### Short problem
Copy each line that has the string "this" somewhere in it.

### Collected data
+ + +

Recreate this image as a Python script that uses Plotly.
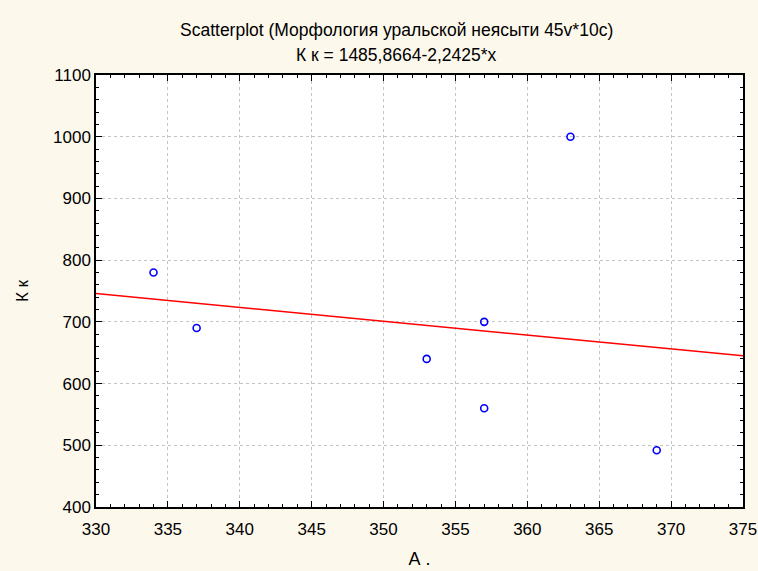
import plotly.graph_objects as go

x_vals = [334, 337, 353, 357, 357, 363, 369]
y_vals = [780, 690, 640, 700, 560, 1000, 492]
intercept = 1485.8664
slope = -2.2425
x_range = [330, 375]
y_range = [400, 1100]
title_lines = ["Scatterplot (Морфология уральской неясыти 45v*10c)", "К к = 1485,8664-2,2425*x"]

line_x = x_range
line_y = [intercept + slope * v for v in line_x]

FONT = "Liberation Sans, Arial"

fig = go.Figure()
fig.add_trace(go.Scatter(x=line_x, y=line_y, mode="lines",
                         line=dict(color="#ff0000", width=1.5), showlegend=False, hoverinfo="skip"))
fig.add_trace(go.Scatter(x=x_vals, y=y_vals, mode="markers",
                         marker=dict(symbol="circle-open", size=7, color="#0000ff", line=dict(width=1.6)),
                         showlegend=False))

axis_common = dict(showline=True, linecolor="black", linewidth=1.5, mirror="allticks",
                   ticks="inside", ticklen=6, tickcolor="black", tickwidth=1,
                   showgrid=True, gridcolor="#c4c4c4", griddash="dot", gridwidth=1,
                   zeroline=False, automargin=False,
                   tickfont=dict(family=FONT, size=17, color="black"))

fig.update_xaxes(range=x_range, dtick=5, tick0=330, ticklabelstandoff=6,
                 minor=dict(dtick=1, ticks="inside", ticklen=3, tickcolor="black", showgrid=False),
                 title=dict(text="А .", font=dict(family=FONT, size=18, color="black"), standoff=14),
                 **axis_common)
fig.update_yaxes(range=y_range, dtick=100, tick0=400,
                 minor=dict(dtick=20, ticks="inside", ticklen=3, tickcolor="black", showgrid=False),
                 title=dict(text="К к", font=dict(family=FONT, size=17, color="black"), standoff=20),
                 **axis_common)

fig.update_layout(
    width=758, height=571,
    paper_bgcolor="#fdf8ec", plot_bgcolor="white",
    margin=dict(l=96, r=15, t=75, b=64),
    font=dict(family=FONT, color="black"),
)
plot_h = 571 - 75 - 64
plot_w = 758 - 96 - 15
for i, ypix in enumerate([30, 55]):
    fig.add_annotation(text=title_lines[i], x=(396 - 96) / plot_w, xref="paper", xanchor="center",
                       y=1 + (75 - ypix) / plot_h, yref="paper", yanchor="middle",
                       showarrow=False, font=dict(family=FONT, size=17.5, color="black"))

fig.write_html("out.html")
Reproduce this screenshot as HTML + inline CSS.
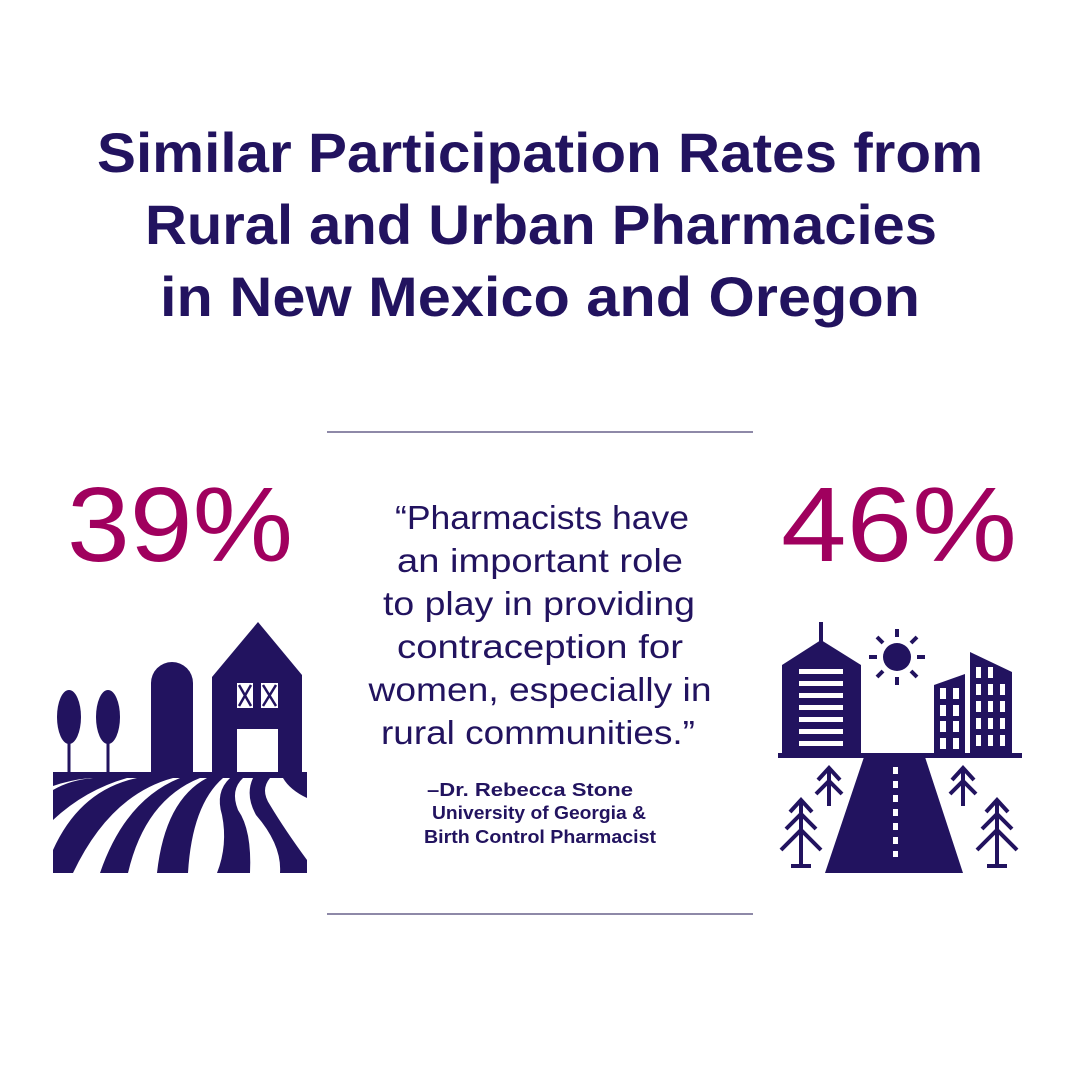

+ + +

### Written answer
Recreate this image as a Python script that uses Plotly.
Reproduce this screenshot as HTML + inline CSS.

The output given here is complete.